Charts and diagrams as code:
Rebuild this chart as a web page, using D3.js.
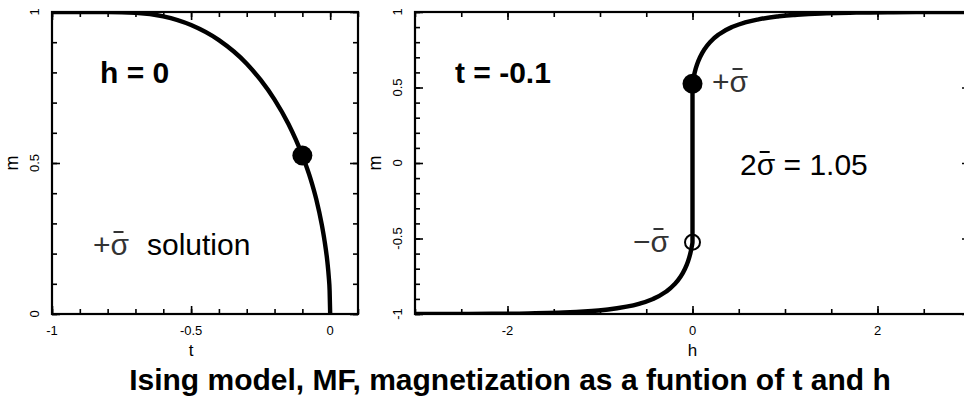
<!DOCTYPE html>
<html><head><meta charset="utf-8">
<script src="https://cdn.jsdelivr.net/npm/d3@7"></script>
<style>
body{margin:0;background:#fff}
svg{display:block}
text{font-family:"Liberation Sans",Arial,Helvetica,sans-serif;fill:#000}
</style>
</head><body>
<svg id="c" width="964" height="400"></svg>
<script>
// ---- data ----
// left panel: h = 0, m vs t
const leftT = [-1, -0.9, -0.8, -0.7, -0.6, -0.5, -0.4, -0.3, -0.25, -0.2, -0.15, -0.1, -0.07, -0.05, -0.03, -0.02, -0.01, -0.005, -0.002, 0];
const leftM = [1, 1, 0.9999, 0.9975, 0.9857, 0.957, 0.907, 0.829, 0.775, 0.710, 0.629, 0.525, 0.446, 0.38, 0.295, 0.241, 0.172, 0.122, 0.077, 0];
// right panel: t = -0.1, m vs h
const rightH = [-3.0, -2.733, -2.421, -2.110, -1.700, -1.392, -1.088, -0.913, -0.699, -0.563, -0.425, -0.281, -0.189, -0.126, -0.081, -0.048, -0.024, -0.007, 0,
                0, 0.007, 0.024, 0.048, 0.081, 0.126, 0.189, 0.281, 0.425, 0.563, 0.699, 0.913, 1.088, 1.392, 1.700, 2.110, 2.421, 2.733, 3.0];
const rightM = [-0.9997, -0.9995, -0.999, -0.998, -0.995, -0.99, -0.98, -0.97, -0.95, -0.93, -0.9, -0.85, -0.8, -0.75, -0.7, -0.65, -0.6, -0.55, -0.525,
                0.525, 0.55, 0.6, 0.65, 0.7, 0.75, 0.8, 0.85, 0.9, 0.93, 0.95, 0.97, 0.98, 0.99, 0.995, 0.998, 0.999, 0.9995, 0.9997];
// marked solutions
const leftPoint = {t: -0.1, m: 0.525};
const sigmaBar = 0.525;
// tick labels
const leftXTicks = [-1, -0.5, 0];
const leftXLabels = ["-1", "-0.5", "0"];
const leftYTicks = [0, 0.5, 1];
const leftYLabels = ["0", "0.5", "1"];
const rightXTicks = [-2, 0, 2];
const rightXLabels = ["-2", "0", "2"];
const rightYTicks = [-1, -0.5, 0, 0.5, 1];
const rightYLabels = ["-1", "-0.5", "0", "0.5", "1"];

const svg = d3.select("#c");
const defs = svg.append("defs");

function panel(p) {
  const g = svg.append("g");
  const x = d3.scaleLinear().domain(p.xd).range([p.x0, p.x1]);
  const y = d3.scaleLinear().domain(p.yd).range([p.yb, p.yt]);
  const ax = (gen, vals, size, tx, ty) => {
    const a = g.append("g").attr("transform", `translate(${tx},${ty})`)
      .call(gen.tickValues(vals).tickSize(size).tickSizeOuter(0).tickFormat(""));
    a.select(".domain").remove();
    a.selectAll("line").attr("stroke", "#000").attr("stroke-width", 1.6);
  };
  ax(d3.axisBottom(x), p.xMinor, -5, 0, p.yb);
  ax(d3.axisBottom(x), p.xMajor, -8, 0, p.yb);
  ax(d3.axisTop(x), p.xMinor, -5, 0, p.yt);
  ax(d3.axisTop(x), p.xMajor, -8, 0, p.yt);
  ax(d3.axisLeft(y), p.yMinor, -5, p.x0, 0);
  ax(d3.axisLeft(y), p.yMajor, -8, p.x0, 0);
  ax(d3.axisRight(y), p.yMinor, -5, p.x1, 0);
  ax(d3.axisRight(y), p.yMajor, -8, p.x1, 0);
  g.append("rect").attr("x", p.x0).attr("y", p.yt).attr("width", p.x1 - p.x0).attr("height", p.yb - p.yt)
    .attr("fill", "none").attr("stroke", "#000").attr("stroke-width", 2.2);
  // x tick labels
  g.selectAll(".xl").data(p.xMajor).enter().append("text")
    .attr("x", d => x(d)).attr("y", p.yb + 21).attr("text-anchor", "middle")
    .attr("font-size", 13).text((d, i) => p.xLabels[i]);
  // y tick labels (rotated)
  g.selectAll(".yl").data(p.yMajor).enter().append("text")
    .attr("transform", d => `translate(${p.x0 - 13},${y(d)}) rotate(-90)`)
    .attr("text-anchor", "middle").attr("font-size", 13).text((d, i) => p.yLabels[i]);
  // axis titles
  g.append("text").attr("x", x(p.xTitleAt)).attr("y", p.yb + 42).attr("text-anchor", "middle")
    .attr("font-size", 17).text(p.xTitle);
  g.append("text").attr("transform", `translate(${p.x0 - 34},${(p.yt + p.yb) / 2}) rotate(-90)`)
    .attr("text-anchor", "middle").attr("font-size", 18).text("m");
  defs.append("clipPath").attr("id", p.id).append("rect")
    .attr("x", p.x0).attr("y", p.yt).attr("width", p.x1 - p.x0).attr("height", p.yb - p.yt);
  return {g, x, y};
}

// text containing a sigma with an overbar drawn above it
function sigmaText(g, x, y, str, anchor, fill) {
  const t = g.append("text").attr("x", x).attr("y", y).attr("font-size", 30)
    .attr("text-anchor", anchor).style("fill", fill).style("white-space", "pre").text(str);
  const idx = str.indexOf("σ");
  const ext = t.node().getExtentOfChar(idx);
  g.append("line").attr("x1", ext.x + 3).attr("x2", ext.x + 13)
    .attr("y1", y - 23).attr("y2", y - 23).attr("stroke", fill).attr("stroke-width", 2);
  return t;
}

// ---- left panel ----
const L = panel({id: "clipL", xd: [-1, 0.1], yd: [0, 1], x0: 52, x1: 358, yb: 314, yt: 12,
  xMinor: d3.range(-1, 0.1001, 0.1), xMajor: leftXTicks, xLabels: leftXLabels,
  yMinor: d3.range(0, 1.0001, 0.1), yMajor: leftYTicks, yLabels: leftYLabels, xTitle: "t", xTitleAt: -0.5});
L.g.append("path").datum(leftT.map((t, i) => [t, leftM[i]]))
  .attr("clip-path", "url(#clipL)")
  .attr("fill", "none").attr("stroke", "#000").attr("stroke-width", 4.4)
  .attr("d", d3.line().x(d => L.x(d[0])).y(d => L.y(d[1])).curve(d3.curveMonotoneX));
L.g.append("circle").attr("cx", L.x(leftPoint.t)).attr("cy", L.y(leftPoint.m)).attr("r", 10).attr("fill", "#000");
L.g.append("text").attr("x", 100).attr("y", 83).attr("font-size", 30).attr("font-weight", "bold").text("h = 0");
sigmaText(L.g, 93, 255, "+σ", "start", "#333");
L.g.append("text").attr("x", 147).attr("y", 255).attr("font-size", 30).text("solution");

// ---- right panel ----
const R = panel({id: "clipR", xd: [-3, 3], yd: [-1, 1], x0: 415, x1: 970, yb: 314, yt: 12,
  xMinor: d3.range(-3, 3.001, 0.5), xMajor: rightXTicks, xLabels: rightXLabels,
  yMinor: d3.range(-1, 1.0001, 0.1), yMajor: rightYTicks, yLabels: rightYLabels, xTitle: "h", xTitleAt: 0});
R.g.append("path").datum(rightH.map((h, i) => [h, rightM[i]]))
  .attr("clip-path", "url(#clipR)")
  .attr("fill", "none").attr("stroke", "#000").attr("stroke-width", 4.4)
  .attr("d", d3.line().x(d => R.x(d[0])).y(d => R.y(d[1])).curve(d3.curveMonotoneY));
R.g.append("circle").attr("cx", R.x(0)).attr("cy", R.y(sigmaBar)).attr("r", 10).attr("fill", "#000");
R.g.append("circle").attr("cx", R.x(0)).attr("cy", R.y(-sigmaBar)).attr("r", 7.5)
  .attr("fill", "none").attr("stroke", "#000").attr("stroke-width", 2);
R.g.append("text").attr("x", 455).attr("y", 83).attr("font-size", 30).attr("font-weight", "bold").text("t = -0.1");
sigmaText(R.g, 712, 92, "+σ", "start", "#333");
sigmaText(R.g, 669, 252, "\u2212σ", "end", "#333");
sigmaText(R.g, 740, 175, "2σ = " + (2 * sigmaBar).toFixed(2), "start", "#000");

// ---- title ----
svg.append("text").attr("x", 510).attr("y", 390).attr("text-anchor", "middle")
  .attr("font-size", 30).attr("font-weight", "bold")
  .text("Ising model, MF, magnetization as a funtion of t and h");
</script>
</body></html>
...
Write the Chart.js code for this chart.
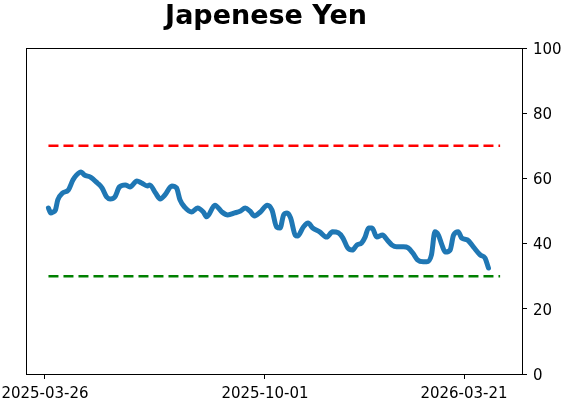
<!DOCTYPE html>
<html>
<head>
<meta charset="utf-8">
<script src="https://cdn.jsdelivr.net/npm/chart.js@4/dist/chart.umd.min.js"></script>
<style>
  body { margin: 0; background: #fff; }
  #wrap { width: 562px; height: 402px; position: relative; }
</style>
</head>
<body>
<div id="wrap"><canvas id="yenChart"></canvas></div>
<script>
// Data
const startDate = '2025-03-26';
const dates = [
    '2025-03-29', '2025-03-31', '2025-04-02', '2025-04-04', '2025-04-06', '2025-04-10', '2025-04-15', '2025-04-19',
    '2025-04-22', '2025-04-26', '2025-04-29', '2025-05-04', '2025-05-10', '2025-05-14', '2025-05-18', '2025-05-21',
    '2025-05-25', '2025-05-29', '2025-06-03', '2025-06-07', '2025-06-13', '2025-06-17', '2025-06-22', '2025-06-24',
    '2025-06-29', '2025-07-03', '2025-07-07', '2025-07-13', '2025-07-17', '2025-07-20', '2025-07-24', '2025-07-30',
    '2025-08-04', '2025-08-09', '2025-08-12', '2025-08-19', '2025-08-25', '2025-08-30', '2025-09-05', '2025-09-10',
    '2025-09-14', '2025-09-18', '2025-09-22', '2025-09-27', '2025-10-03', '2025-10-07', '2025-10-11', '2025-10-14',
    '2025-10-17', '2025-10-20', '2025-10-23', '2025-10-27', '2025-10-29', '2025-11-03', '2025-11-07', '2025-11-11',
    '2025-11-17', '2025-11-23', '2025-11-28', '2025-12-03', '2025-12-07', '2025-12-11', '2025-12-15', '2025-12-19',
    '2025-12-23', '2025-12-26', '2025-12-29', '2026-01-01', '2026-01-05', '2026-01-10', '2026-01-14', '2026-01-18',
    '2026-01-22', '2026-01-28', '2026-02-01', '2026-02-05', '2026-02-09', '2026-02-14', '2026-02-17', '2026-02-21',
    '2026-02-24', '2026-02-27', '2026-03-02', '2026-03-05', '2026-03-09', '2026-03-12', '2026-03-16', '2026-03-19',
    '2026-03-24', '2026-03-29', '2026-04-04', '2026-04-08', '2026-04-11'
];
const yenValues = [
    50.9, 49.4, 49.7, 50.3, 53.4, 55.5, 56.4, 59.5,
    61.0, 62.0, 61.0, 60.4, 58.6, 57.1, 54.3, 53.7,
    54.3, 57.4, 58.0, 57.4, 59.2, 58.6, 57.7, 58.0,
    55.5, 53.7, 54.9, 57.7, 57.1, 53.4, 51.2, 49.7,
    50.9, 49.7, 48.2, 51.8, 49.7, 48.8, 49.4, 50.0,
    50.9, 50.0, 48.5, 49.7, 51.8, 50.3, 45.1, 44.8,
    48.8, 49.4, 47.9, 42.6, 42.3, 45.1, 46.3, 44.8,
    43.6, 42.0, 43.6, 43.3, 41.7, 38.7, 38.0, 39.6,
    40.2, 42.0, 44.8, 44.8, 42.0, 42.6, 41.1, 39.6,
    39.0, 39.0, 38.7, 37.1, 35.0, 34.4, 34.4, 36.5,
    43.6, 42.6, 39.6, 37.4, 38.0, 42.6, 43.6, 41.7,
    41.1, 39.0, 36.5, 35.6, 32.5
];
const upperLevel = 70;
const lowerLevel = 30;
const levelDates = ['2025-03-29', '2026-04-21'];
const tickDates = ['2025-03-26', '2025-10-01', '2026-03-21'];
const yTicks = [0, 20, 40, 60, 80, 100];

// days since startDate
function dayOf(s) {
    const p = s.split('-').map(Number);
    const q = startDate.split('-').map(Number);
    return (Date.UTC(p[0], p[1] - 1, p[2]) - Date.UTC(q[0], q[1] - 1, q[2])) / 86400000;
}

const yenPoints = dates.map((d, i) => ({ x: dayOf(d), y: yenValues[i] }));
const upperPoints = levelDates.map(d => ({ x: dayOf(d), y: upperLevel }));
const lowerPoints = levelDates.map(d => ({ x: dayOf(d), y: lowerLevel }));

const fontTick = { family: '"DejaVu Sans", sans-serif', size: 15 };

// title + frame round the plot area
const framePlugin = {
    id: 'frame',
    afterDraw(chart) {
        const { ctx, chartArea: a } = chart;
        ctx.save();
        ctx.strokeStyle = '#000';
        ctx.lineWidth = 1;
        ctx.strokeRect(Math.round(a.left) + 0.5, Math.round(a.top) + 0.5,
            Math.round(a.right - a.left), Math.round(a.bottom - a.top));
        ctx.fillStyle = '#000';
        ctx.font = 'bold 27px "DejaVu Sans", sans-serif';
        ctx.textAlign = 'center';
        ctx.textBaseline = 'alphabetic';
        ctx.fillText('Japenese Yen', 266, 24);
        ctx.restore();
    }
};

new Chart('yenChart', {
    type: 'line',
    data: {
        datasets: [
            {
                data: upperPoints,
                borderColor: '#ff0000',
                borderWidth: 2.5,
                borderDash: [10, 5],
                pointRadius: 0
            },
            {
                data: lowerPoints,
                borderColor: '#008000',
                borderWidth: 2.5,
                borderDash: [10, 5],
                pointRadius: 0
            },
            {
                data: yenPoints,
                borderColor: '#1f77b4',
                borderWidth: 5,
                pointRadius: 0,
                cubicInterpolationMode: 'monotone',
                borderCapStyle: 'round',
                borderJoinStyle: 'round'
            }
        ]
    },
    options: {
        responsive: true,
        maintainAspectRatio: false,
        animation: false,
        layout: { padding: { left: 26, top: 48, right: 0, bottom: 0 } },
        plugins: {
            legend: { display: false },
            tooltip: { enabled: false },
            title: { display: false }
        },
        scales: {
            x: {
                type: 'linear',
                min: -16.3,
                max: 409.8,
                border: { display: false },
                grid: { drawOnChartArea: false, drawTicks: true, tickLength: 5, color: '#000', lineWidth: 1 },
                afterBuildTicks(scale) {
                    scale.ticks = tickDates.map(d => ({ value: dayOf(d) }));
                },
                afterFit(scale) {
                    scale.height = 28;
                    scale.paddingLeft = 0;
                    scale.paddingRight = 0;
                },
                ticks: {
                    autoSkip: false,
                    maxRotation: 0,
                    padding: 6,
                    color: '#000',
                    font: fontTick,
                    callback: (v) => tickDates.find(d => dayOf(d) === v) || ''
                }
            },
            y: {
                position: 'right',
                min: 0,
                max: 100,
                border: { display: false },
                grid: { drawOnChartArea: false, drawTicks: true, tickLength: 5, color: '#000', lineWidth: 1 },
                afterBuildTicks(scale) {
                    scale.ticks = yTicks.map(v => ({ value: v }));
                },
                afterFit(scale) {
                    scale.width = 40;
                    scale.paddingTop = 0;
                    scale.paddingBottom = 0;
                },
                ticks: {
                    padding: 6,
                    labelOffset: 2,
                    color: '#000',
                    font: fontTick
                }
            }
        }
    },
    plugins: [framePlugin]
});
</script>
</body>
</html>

Task to complete:
List all lines holding the string "this".

Solved exercise:
Rebuild this chart as a web page, using D3.js.
Write the Chart.js code for this chart.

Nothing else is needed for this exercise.